Now, I am aware that it may be just the jargon that is winding me up, the use of friction and journey particularly. It’s this insistence that you have to be some can of yoofful, newdigital age, Facebook fugger to get it.
Bollocks, admen were creating emotionally engaging content back when cornflakes were first invented and even then way before that. And that tools and complexity is needed to create in the the pseudo medium (it’s not a real medium).
Crusted, old geezers can still pick it up faster than it takes a drop of watery mucus to fall from these snot nosed kids whose arses are more suited to bean bags than chairs.
Because it’s not complicated, it’s not new. Yes the tools are new, but they are simply mechanical devices invented to get the idea from one persons brain to another persons brain. To be honest the mechanical stuff is easy, pwning Snapchat, Instagram can be learned in an hour.
The information to suck into your brain in one swoosh of an internet surf hour resides in servers around the globe, just waiting for you to plug in and go. Do you have to be some man bearded, fixie bike riding metrosexual to and from the breakfast cereal cafe? No, of course you bleeding don’t, you muppet.

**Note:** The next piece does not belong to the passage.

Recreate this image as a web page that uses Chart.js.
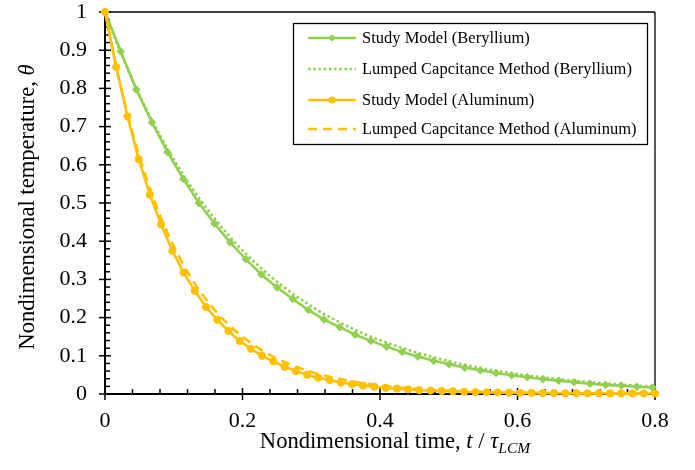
<!DOCTYPE html>
<html><head><meta charset="utf-8">
<script src="https://cdn.jsdelivr.net/npm/chart.js@4.4.0/dist/chart.umd.min.js"></script>
<style>html,body{margin:0;padding:0;background:#fff}#wrap{width:695px;height:470px}</style>
</head><body><div id="wrap"><canvas id="c" width="695" height="470"></canvas></div>
<script>
// series
const seriesNames=['Study Model (Beryllium)','Lumped Capcitance Method (Beryllium)','Study Model (Aluminum)','Lumped Capcitance Method (Aluminum)']
const beTime=[0,0.0228,0.0455,0.0683,0.091,0.1138,0.1365,0.1593,0.182,0.2048,0.2275,0.2503,0.273,0.2958,0.3185,0.3413,0.364,0.3868,0.4095,0.4323,0.455,0.4778,0.5005,0.5233,0.546,0.5688,0.5915,0.6143,0.637,0.6598,0.6825,0.7053,0.728,0.7508,0.7735,0.7963]
const beStudy=[1,0.897,0.797,0.711,0.633,0.563,0.500,0.446,0.397,0.353,0.313,0.279,0.249,0.220,0.195,0.175,0.155,0.139,0.124,0.110,0.098,0.087,0.078,0.069,0.062,0.055,0.049,0.044,0.039,0.035,0.031,0.027,0.024,0.022,0.019,0.017]
const lcmTime=[0,0.02,0.04,0.06,0.08,0.1,0.12,0.14,0.16,0.18,0.2,0.22,0.24,0.26,0.28,0.3,0.32,0.34,0.36,0.38,0.4,0.42,0.44,0.46,0.48,0.5,0.52,0.54,0.56,0.58,0.6,0.62,0.64,0.66,0.68,0.7,0.72,0.74,0.76,0.78,0.8]
const beLcm=[1,0.906,0.822,0.746,0.677,0.614,0.557,0.505,0.458,0.415,0.376,0.341,0.309,0.280,0.254,0.230,0.208,0.189,0.171,0.155,0.141,0.128,0.116,0.105,0.095,0.086,0.0775,0.070,0.0635,0.0575,0.052,0.047,0.0428,0.0388,0.035,0.0317,0.0287,0.026,0.0235,0.0213,0.0193]
const alTime=[0,0.0163,0.0327,0.049,0.0653,0.0816,0.098,0.1143,0.1306,0.1469,0.1633,0.1796,0.1959,0.2122,0.2286,0.2449,0.2612,0.2776,0.2939,0.3102,0.3265,0.3429,0.3592,0.3755,0.3918,0.4082,0.4245,0.4408,0.4571,0.4735,0.4898,0.5061,0.5224,0.5388,0.5551,0.5714,0.5878,0.6041,0.6204,0.6367,0.6531,0.6694,0.6857,0.702,0.7184,0.7347,0.751,0.7673,0.7837,0.8]
const alStudy=[1,0.856,0.727,0.615,0.522,0.444,0.375,0.318,0.270,0.228,0.194,0.165,0.139,0.1185,0.100,0.0855,0.0714,0.060,0.0505,0.0427,0.0366,0.030,0.0257,0.022,0.019,0.016,0.014,0.012,0.010,0.009,0.008,0.007,0.006,0.005,0.0045,0.004,0.0035,0.003,0.003,0.0025,0.0025,0.002,0.002,0.002,0.002,0.0015,0.0015,0.0015,0.0015,0.0015]
const alLcm=[1,0.827,0.684,0.566,0.468,0.387,0.320,0.264,0.219,0.181,0.150,0.124,0.102,0.0846,0.070,0.0578,0.0478,0.0396,0.0327,0.0271,0.0224,0.0185,0.0153,0.0127,0.0105,0.0087,0.0072,0.0059,0.0049,0.0040,0.0033,0.0028,0.0023,0.0019,0.0016,0.0013,0.0011,0.0009,0.0007,0.0006,0.0005]

const GREEN='#92D050', ORANGE='#FFC000'
const FONT='"Liberation Serif","Times New Roman",serif'
const pts=(xs,ys)=>xs.map((t,i)=>({x:t,y:ys[i]}))

const datasets=[
  {label:seriesNames[0],data:pts(beTime,beStudy),borderColor:GREEN,backgroundColor:GREEN,borderWidth:2.6,pointStyle:'rectRot',pointRadius:3.8,pointBorderWidth:1,order:4},
  {label:seriesNames[1],data:pts(lcmTime,beLcm),borderColor:GREEN,borderWidth:2.6,borderDash:[2.6,2.6],pointRadius:0,order:3,cubicInterpolationMode:'monotone'},
  {label:seriesNames[2],data:pts(alTime,alStudy),borderColor:ORANGE,backgroundColor:ORANGE,borderWidth:2.6,pointStyle:'circle',pointRadius:3.6,pointBorderWidth:1,order:2},
  {label:seriesNames[3],data:pts(lcmTime,alLcm),borderColor:ORANGE,borderWidth:2.6,borderDash:[9,6],pointRadius:0,order:1,cubicInterpolationMode:'monotone'}
]
datasets.forEach(d=>{d.clip=false;d.fill=false})

function marker(ctx,style,x,y,r,color){
  ctx.save();ctx.fillStyle=color;ctx.beginPath()
  if(style==='rectRot'){ctx.moveTo(x,y-r);ctx.lineTo(x+r,y);ctx.lineTo(x,y+r);ctx.lineTo(x-r,y);ctx.closePath()}
  else ctx.arc(x,y,r,0,Math.PI*2)
  ctx.fill();ctx.restore()
}
function richText(ctx,parts,x,y){
  let cx=x
  parts.forEach(p=>{ctx.font=p.f;ctx.fillText(p.t,cx,y+(p.dy||0));cx+=ctx.measureText(p.t).width})
}
function richWidth(ctx,parts){
  return parts.reduce((s,p)=>{ctx.font=p.f;return s+ctx.measureText(p.t).width},0)
}

const frame={id:'frame',beforeDatasetsDraw(chart){
  const {ctx,chartArea:a,scales:{x,y}}=chart
  ctx.save()
  ctx.strokeStyle='#404040';ctx.lineWidth=2
  ctx.beginPath();ctx.moveTo(a.left,a.top);ctx.lineTo(a.right,a.top);ctx.stroke()
  ctx.strokeStyle='#000';ctx.lineWidth=1.3
  ctx.beginPath();ctx.moveTo(a.right,a.top);ctx.lineTo(a.right,a.bottom);ctx.stroke()
  ctx.lineWidth=1.5
  // y ticks: major crossing, 4 minor inside
  const yt=y.ticks.map(t=>t.value)
  yt.forEach((v,i)=>{
    const py=y.getPixelForValue(v)
    ctx.beginPath();ctx.moveTo(a.left-6,py);ctx.lineTo(a.left+6,py);ctx.stroke()
    if(i<yt.length-1){for(let k=1;k<5;k++){const m=y.getPixelForValue(v+(yt[i+1]-v)*k/5);ctx.beginPath();ctx.moveTo(a.left,m);ctx.lineTo(a.left+5,m);ctx.stroke()}}
  })
  const xt=x.ticks.map(t=>t.value)
  xt.forEach((v,i)=>{
    const px=x.getPixelForValue(v)
    ctx.beginPath();ctx.moveTo(px,a.bottom-6);ctx.lineTo(px,a.bottom+6);ctx.stroke()
    if(i<xt.length-1){for(let k=1;k<5;k++){const m=x.getPixelForValue(v+(xt[i+1]-v)*k/5);ctx.beginPath();ctx.moveTo(m,a.bottom);ctx.lineTo(m,a.bottom-5);ctx.stroke()}}
  })
  ctx.restore()
},afterDraw(chart){
  const {ctx}=chart
  ctx.save();ctx.fillStyle='#000';ctx.textBaseline='alphabetic'
  // axis titles
  const xt=[{t:'Nondimensional time, ',f:'22.6px '+FONT},{t:'t',f:'italic 22.6px '+FONT},{t:' / ',f:'22.6px '+FONT},{t:'τ',f:'italic 22.6px '+FONT},{t:'LCM',f:'italic 15.5px '+FONT,dy:5}]
  richText(ctx,xt,395-richWidth(ctx,xt)/2,448)
  const yt=[{t:'Nondimensional temperature, ',f:'22.6px '+FONT},{t:'θ',f:'italic 22.6px '+FONT}]
  ctx.save();ctx.translate(34,207);ctx.rotate(-Math.PI/2)
  richText(ctx,yt,-richWidth(ctx,yt)/2,0);ctx.restore()
  // legend box
  ctx.strokeStyle='#000';ctx.lineWidth=1.3
  ctx.strokeRect(293.5,23.5,354,121)
  const rows=[38,69,100,129]
  chart.data.datasets.forEach((d,i)=>{
    const ry=rows[i]
    ctx.save();ctx.strokeStyle=d.borderColor;ctx.lineWidth=d.borderWidth;ctx.setLineDash(d.borderDash||[])
    ctx.beginPath();ctx.moveTo(308,ry);ctx.lineTo(356,ry);ctx.stroke();ctx.restore()
    if(d.pointRadius>0)marker(ctx,d.pointStyle,332,ry,d.pointRadius,d.borderColor)
    ctx.font='16.5px '+FONT;ctx.textBaseline='middle';ctx.fillText(d.label,362,ry+1)
  })
  ctx.restore()
}}

new Chart(document.getElementById('c'),{
  type:'line',
  data:{datasets},
  options:{
    responsive:false,animation:false,
    layout:{padding:{left:0,right:40,top:12,bottom:0}},
    plugins:{legend:{display:false},tooltip:{enabled:false}},
    elements:{line:{tension:0}},
    scales:{
      x:{type:'linear',min:0,max:0.8,
        ticks:{stepSize:0.2,color:'#000',font:{family:FONT,size:22},padding:14,maxRotation:0,callback:v=>String(+v.toFixed(2))},
        grid:{display:false,drawTicks:false},border:{display:true,color:'#000',width:2},
        afterFit:s=>{s.height=76;s.paddingLeft=0;s.paddingRight=0}},
      y:{type:'linear',min:0,max:1,
        ticks:{stepSize:0.1,color:'#000',font:{family:FONT,size:22},padding:18,callback:v=>String(+v.toFixed(2))},
        grid:{display:false,drawTicks:false},border:{display:true,color:'#000',width:2},
        afterFit:s=>{s.width=105;s.paddingTop=0;s.paddingBottom=0}}
    }
  },
  plugins:[frame]
})
</script></body></html>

it’s relatively easy, it’s simple analysis and research. Remember, these systems are brand new, no one is really an expert in them.
Yes you have to have the right attitude, but to someone who is an expert in persuasion, it’s not hard to adapt to the current landscape.
How to tell a story is still the most important thing in branding or this “new paradigm” bollocks type branding. Which isn’t really new at all.
The story amplifies the culture. I am less calling in a brand these days, and think the term “culutre” is more accurate and rather than calling it an audience, lets call it a tribe.
Content production is increasing at an unprecedented rate because it’s cheap and it sometimes works. But the type of content that mostly gets built is garbage.
Content often follows no strategy apart from the SEO dept telling the content creators, “this week we need to rank for “Kim Kardashians ass“, and so every bit of content then produced is about Kim Kardashian’s ass and there is a lot to write about.
But that is not the way it should be done. SEO should follow the content, not drive. OMG, did I just commit SEO heresy?
A strategy, which reflects the culture of the brand should be developed and crafted. The story framed to highlight and focus on certain aspects. The content is simply the mechanical distributor of the story you want to tell. You need content to tell the story, but it is not the thing that really matters itself.
To be able to develop such a strategy you need to understand the culture of the organisation you are there to help. You also need to understand pop culture and the zeitgeist of the time, as content needs to catch the right current that is going to propel it a little faster than all the other boats that are sailing that day.
The tribes you wish to appeal too also matter, you must learn about them and be able to communicate with them.
The point being is you don’t have to be a new, shiny shiny agency to do all this, crusted and dusty agencies with saggy ball bags and a hacking, morning cough can also compete in this new arena.
The fact is, the older agencies have always had to adapt and have the minds with the ability to do this.